Commercial real estate transaction volumes on a global scale are up 23 percent year over year, reaching $130 billion, according to JLL.
David Green-Morgan, JLL

David Green-Morgan, JLL

Commercial real estate transaction volumes on a global scale are up 23 percent year over year, reaching $130 billion, according to JLL.

This is predicted to be the topic that will be on the minds of investors at Urban Land Institute’s Spring 2014 Conference taking place this week in Vancouver, British Columbia.

“Commercial real estate continues to attract capital away from other asset classes, especially those offering low yields,” David Green-Morgan, director, Global Capital Markets Research at JLL told Commercial Property Executive. “In addition, new sources of capital continues to enter the marketplace, which is creating an ever more competitive landscape.”

Both American and European markets were up the same period last year, with Americas volumes in the first quarter surging by 61 percent, boosted by the growing U.S, market where domestic and foreign capital is joining and competing for opportunities, which saw the first quarter up 63 percent compared to a year ago, despite the unwinding of the QE3 policy.

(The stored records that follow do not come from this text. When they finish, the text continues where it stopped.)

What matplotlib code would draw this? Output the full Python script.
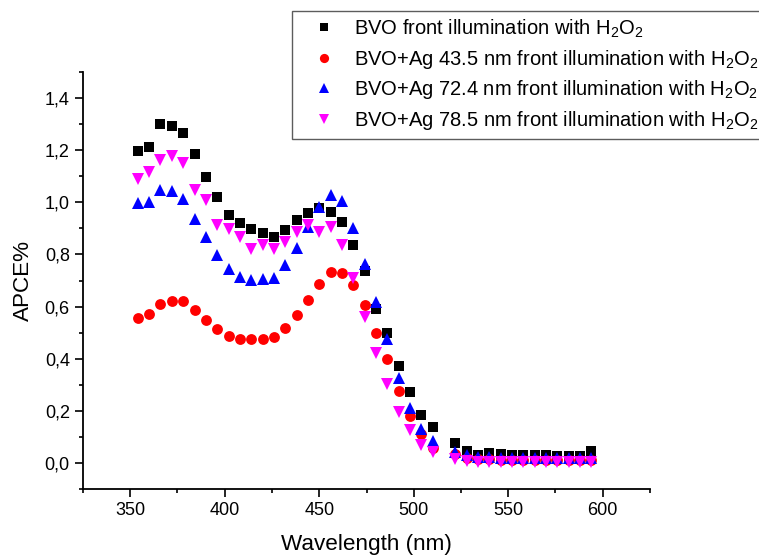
import matplotlib
matplotlib.use("Agg")
import matplotlib.pyplot as plt
from matplotlib.ticker import MultipleLocator, FixedLocator, FixedFormatter

plt.rcParams["font.family"] = ["Liberation Sans", "DejaVu Sans"]
plt.rcParams["mathtext.fontset"] = "custom"
plt.rcParams["mathtext.rm"] = "Liberation Sans"
plt.rcParams["mathtext.it"] = "Liberation Sans:italic"

# Wavelength grid (nm)
wavelength = [354, 360, 366, 372, 378, 384, 390, 396, 402, 408, 414, 420, 426,
              432, 438, 444, 450, 456, 462, 468, 474, 480, 486, 492, 498, 504,
              510, 522, 528, 534, 540, 546, 552, 558, 564, 570, 576, 582, 588,
              594]

# APCE (%) per sample
apce_bvo = [1.197, 1.213, 1.299, 1.292, 1.267, 1.184, 1.098, 1.019, 0.952, 0.919,
            0.897, 0.882, 0.867, 0.894, 0.932, 0.959, 0.978, 0.963, 0.923, 0.835,
            0.736, 0.591, 0.497, 0.373, 0.271, 0.185, 0.137, 0.075, 0.045, 0.030,
            0.038, 0.036, 0.032, 0.032, 0.032, 0.032, 0.025, 0.028, 0.028, 0.045]
apce_ag435 = [0.557, 0.570, 0.610, 0.620, 0.620, 0.586, 0.549, 0.512, 0.488, 0.476,
              0.474, 0.474, 0.484, 0.517, 0.567, 0.627, 0.686, 0.733, 0.730, 0.682,
              0.605, 0.499, 0.397, 0.276, 0.181, 0.110, 0.056, 0.033, 0.020, 0.015,
              0.015, 0.012, 0.012, 0.012, 0.012, 0.012, 0.010, 0.010, 0.012, 0.012]
apce_ag724 = [0.999, 1.000, 1.049, 1.043, 1.014, 0.937, 0.865, 0.797, 0.743, 0.715,
              0.703, 0.704, 0.711, 0.759, 0.826, 0.905, 0.982, 1.029, 1.005, 0.900,
              0.762, 0.616, 0.474, 0.327, 0.212, 0.130, 0.084, 0.043, 0.030, 0.022,
              0.022, 0.020, 0.020, 0.020, 0.020, 0.020, 0.018, 0.018, 0.020, 0.020]
apce_ag785 = [1.088, 1.116, 1.161, 1.176, 1.151, 1.049, 1.008, 0.912, 0.899, 0.867,
              0.821, 0.837, 0.820, 0.848, 0.886, 0.912, 0.886, 0.905, 0.835, 0.710,
              0.561, 0.423, 0.303, 0.197, 0.126, 0.070, 0.041, 0.015, 0.008, 0.005,
              0.005, 0.005, 0.005, 0.005, 0.005, 0.005, 0.005, 0.005, 0.005, 0.005]

h2o2 = r"H$_\mathregular{2}$O$_\mathregular{2}$"
series_labels = [
    "BVO front illumination with " + h2o2,
    "BVO+Ag 43.5 nm front illumination with " + h2o2,
    "BVO+Ag 72.4 nm front illumination with " + h2o2,
    "BVO+Ag 78.5 nm front illumination with " + h2o2,
]
series_colors = ["#000000", "#ff0000", "#0000ff", "#ff00ff"]
series_markers = ["s", "o", "^", "v"]
series_sizes = [6.5, 7.8, 8.3, 8.3]

x_ticks = [350, 400, 450, 500, 550, 600]
y_ticks = [0.0, 0.2, 0.4, 0.6, 0.8, 1.0, 1.2, 1.4]
y_tick_labels = ["0,0", "0,2", "0,4", "0,6", "0,8", "1,0", "1,2", "1,4"]

fig = plt.figure(figsize=(7.59, 5.56), dpi=100)
ax = fig.add_axes([83 / 759, 67 / 556, 567 / 759, 417 / 556])

all_series = [apce_bvo, apce_ag435, apce_ag724, apce_ag785]
for ys, lab, col, mk, ms in zip(all_series, series_labels, series_colors,
                                series_markers, series_sizes):
    ax.plot(wavelength, ys, linestyle="none", marker=mk, markersize=ms,
            color=col, markeredgewidth=0, label=lab)

ax.set_xlim(325, 625)
ax.set_ylim(-0.1, 1.5)
ax.xaxis.set_major_locator(FixedLocator(x_ticks))
ax.xaxis.set_minor_locator(MultipleLocator(25))
ax.yaxis.set_major_locator(FixedLocator(y_ticks))
ax.yaxis.set_major_formatter(FixedFormatter(y_tick_labels))
ax.yaxis.set_minor_locator(MultipleLocator(0.1))

for side in ("top", "right"):
    ax.spines[side].set_visible(False)
for side in ("left", "bottom"):
    ax.spines[side].set_linewidth(1.3)

ax.tick_params(which="major", direction="out", length=5.5, width=1.2,
               labelsize=13, pad=4)
ax.tick_params(which="minor", direction="out", length=3, width=1.2)

ax.set_xlabel("Wavelength (nm)", fontsize=16.2, labelpad=10.5)
ax.set_ylabel("APCE%", fontsize=16.2, labelpad=8)

leg = fig.legend(loc="upper left", bbox_to_anchor=(292 / 759, 1 - 11 / 556),
                 fontsize=14.5, frameon=True, fancybox=False, shadow=False,
                 borderpad=0.32, handlelength=2.55, handletextpad=0.2,
                 labelspacing=0.39, borderaxespad=0, markerscale=0.85)
leg.get_frame().set_edgecolor("#333333")
leg.get_frame().set_linewidth(1.0)

fig.savefig("out.png", dpi=100)
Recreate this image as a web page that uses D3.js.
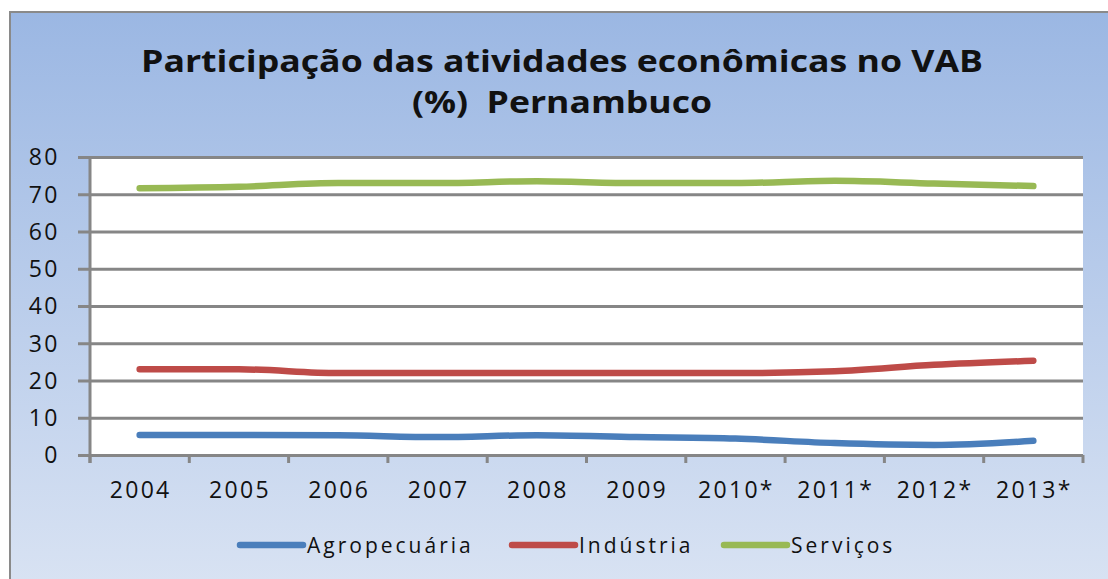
<!DOCTYPE html>
<meta charset="utf-8" />
<script src="https://d3js.org/d3.v7.min.js"></script>
<div id="chart"></div>
<script>
  // data
  const years = ["2004", "2005", "2006", "2007", "2008", "2009", "2010*", "2011*", "2012*", "2013*"];
  const agro = [5.4, 5.4, 5.3, 4.8, 5.3, 4.8, 4.4, 3.2, 2.7, 3.8];
  const industria = [23.0, 23.0, 22.0, 22.0, 22.0, 22.0, 22.0, 22.5, 24.2, 25.3];
  const servicos = [71.6, 72.0, 73.0, 73.0, 73.5, 73.0, 73.0, 73.6, 72.9, 72.2];
  const seriesNames = ["Agropecuária", "Indústria", "Serviços"];
  const seriesColors = ["#4a7ebb", "#be4b48", "#98b954"];
  const yTicks = [0, 10, 20, 30, 40, 50, 60, 70, 80];

  const W = 1108, H = 579;
  const plot = { left: 90, right: 1083, top: 157, bottom: 455 };
  const font = "'Open Sans', sans-serif";

  const svg = d3.select("#chart").append("svg")
    .attr("width", W).attr("height", H)
    .style("display", "block");

  const defs = svg.append("defs");
  const grad = defs.append("linearGradient").attr("id", "bg")
    .attr("x1", 0).attr("y1", 0).attr("x2", 0).attr("y2", 1);
  grad.append("stop").attr("offset", "0%").attr("stop-color", "#9bb7e3");
  grad.append("stop").attr("offset", "100%").attr("stop-color", "#d9e3f3");

  svg.append("rect").attr("width", W).attr("height", H).attr("fill", "#fff");
  svg.append("rect").attr("x", 10).attr("y", 12).attr("width", W).attr("height", H)
    .attr("fill", "url(#bg)").attr("stroke", "#8a8a8a").attr("stroke-width", 2);

  // title
  const title = svg.append("text")
    .attr("text-anchor", "middle")
    .style("font-family", font)
    .style("font-weight", "bold")
    .style("font-size", "30px")
    .style("white-space", "pre")
    .attr("fill", "#111");
  title.append("tspan").attr("x", 562).attr("y", 72)
    .attr("textLength", 842).attr("lengthAdjust", "spacingAndGlyphs")
    .text("Participação das atividades econômicas no VAB");
  title.append("tspan").attr("x", 562).attr("y", 113)
    .attr("textLength", 300).attr("lengthAdjust", "spacingAndGlyphs")
    .text("(%)  Pernambuco");

  const x = d3.scaleBand().domain(years).range([plot.left, plot.right]);
  const y = d3.scaleLinear().domain([0, 80]).range([plot.bottom, plot.top]);

  svg.append("rect")
    .attr("x", plot.left).attr("y", plot.top)
    .attr("width", plot.right - plot.left).attr("height", plot.bottom - plot.top)
    .attr("fill", "#fff");

  // y axis with gridlines
  const yAxis = svg.append("g")
    .attr("transform", `translate(${plot.left},0)`)
    .call(d3.axisLeft(y).tickValues(yTicks)
      .tickSizeInner(-(plot.right - plot.left)).tickSizeOuter(0));
  yAxis.select(".domain").remove();
  yAxis.selectAll(".tick line")
    .attr("x1", -12)
    .attr("stroke", "#868686").attr("stroke-width", 3);
  yAxis.selectAll(".tick text")
    .attr("x", -30)
    .attr("dy", "0.34em")
    .style("font-family", font)
    .style("font-size", "23px")
    .style("letter-spacing", "2.5px")
    .attr("fill", "#111");

  // vertical axis line
  svg.append("line")
    .attr("x1", plot.left).attr("x2", plot.left)
    .attr("y1", plot.top - 1).attr("y2", plot.bottom + 8)
    .attr("stroke", "#868686").attr("stroke-width", 3);

  // x axis
  const xAxis = svg.append("g")
    .attr("transform", `translate(0,${plot.bottom})`)
    .call(d3.axisBottom(x).tickSize(0).tickPadding(27));
  xAxis.select(".domain").remove();
  xAxis.selectAll(".tick text")
    .attr("dx", "1px")
    .style("font-family", font)
    .style("font-size", "23px")
    .style("letter-spacing", "2.3px")
    .attr("fill", "#111");
  const bounds = years.map((d) => x(d)).concat([plot.right]);
  svg.append("g").selectAll("line").data(bounds).join("line")
    .attr("x1", (d) => d).attr("x2", (d) => d)
    .attr("y1", plot.bottom).attr("y2", plot.bottom + 8)
    .attr("stroke", "#868686").attr("stroke-width", 3);

  // lines
  const data = [agro, industria, servicos];
  const line = d3.line()
    .x((d, i) => x(years[i]) + x.bandwidth() / 2)
    .y((d) => y(d))
    .curve(d3.curveMonotoneX);
  svg.append("g").selectAll("path").data(data).join("path")
    .attr("d", line)
    .attr("fill", "none")
    .attr("stroke", (d, i) => seriesColors[i])
    .attr("stroke-width", 6.5)
    .attr("stroke-linecap", "round")
    .attr("stroke-linejoin", "round");

  // legend
  const legendX = [240, 512, 724];
  const lg = svg.append("g").selectAll("g").data(seriesNames).join("g")
    .attr("transform", (d, i) => `translate(${legendX[i]},545)`);
  lg.append("line")
    .attr("x1", 0).attr("x2", 63)
    .attr("stroke", (d, i) => seriesColors[i])
    .attr("stroke-width", 6.5).attr("stroke-linecap", "round");
  lg.append("text")
    .attr("x", 67).attr("y", 8)
    .style("font-family", font)
    .style("font-size", "21px")
    .style("letter-spacing", "3px")
    .attr("fill", "#111")
    .text((d) => d);
</script>
<style>
  body { margin: 0; background: #fff; }
</style>
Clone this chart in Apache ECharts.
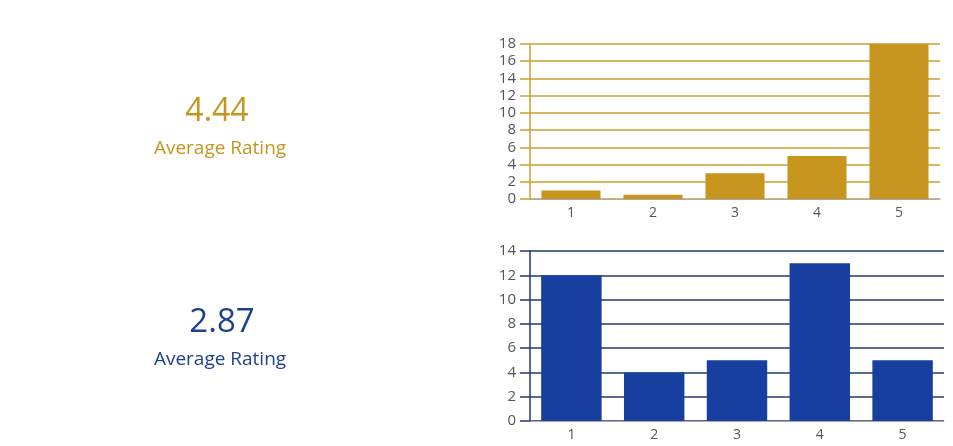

“U.S. results outperformed the rest of the globe, growing by circa 60 percent from a year earlier.  Being the largest single market globally, the U.S. is benefiting from a return of risk appetite and a liquid financial market that is able to match equity with debt,” Green-Morgan added.

Volumes in Europe are also up 14 percent in the first quarter compared to last year, with the earlier stagnant markets of Ireland, the Netherlands, Spain and Portugal all seeing meaningful growth year over year. While the U.K. and France were up slightly, activity in Germany was 50 percent higher than a year ago, as major portfolio deals have returned, with international and domestic groups grabbing into opportunities in Europe’s largest economy, according to the release.

“We don’t believe we are in a bubble as transactional volumes are still well below the previous peak in 2007,” Green-Morgan concluded. ” For 2014 we expect transactional volumes to be U.S. $650 billion, an approximately 15 percent rise on 2013.”